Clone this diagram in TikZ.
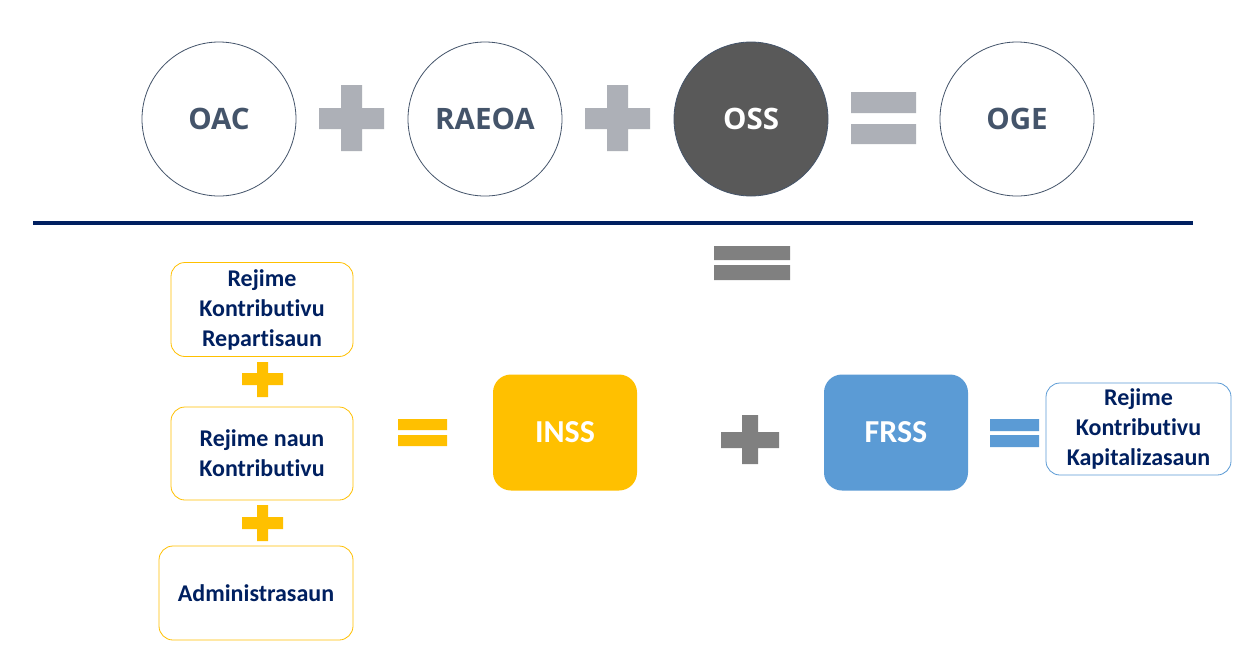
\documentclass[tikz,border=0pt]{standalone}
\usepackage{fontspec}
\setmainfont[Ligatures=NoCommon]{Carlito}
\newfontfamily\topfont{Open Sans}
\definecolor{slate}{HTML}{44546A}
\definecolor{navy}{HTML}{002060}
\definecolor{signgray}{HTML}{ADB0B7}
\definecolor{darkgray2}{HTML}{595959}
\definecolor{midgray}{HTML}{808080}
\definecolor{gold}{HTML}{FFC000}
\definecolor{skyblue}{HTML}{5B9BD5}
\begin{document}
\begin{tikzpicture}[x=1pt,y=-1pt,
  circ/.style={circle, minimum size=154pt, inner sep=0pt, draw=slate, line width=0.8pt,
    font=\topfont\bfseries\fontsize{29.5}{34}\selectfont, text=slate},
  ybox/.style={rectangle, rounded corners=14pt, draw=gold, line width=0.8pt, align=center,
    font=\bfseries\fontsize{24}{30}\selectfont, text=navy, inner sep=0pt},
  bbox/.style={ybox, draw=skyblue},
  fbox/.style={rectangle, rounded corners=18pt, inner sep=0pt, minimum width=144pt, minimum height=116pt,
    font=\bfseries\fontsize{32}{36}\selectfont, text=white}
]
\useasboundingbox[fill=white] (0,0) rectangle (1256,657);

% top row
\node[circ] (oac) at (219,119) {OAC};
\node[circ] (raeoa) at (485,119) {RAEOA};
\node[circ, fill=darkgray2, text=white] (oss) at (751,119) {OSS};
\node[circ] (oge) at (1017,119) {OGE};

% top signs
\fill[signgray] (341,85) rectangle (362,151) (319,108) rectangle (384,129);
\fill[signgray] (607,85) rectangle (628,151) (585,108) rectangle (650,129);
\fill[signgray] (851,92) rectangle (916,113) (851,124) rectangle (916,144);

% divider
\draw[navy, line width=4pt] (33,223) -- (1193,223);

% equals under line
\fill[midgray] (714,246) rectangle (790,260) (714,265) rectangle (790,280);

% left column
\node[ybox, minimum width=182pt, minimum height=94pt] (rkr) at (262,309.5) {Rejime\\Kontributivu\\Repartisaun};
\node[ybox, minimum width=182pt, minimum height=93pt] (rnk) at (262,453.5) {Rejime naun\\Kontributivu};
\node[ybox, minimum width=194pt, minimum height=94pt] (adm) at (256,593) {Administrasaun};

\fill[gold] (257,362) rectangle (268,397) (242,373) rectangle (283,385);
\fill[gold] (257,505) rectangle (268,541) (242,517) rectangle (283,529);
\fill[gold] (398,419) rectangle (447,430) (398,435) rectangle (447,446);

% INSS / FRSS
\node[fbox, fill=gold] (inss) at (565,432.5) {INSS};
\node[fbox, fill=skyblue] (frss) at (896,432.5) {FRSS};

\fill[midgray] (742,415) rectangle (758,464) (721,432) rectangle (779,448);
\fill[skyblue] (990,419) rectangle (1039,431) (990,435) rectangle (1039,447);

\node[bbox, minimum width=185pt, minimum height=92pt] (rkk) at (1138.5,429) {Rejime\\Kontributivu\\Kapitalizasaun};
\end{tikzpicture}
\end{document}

## Your objective
Repeat the lines above, starting at the first and stopping after the line that holds "(oge) at (1017,119)", with the pictures left out.

## Written answer
Clone this diagram in TikZ.
\documentclass[tikz,border=0pt]{standalone}
\usepackage{fontspec}
\setmainfont[Ligatures=NoCommon]{Carlito}
\newfontfamily\topfont{Open Sans}
\definecolor{slate}{HTML}{44546A}
\definecolor{navy}{HTML}{002060}
\definecolor{signgray}{HTML}{ADB0B7}
\definecolor{darkgray2}{HTML}{595959}
\definecolor{midgray}{HTML}{808080}
\definecolor{gold}{HTML}{FFC000}
\definecolor{skyblue}{HTML}{5B9BD5}
\begin{document}
\begin{tikzpicture}[x=1pt,y=-1pt,
  circ/.style={circle, minimum size=154pt, inner sep=0pt, draw=slate, line width=0.8pt,
    font=\topfont\bfseries\fontsize{29.5}{34}\selectfont, text=slate},
  ybox/.style={rectangle, rounded corners=14pt, draw=gold, line width=0.8pt, align=center,
    font=\bfseries\fontsize{24}{30}\selectfont, text=navy, inner sep=0pt},
  bbox/.style={ybox, draw=skyblue},
  fbox/.style={rectangle, rounded corners=18pt, inner sep=0pt, minimum width=144pt, minimum height=116pt,
    font=\bfseries\fontsize{32}{36}\selectfont, text=white}
]
\useasboundingbox[fill=white] (0,0) rectangle (1256,657);

% top row
\node[circ] (oac) at (219,119) {OAC};
\node[circ] (raeoa) at (485,119) {RAEOA};
\node[circ, fill=darkgray2, text=white] (oss) at (751,119) {OSS};
\node[circ] (oge) at (1017,119) {OGE};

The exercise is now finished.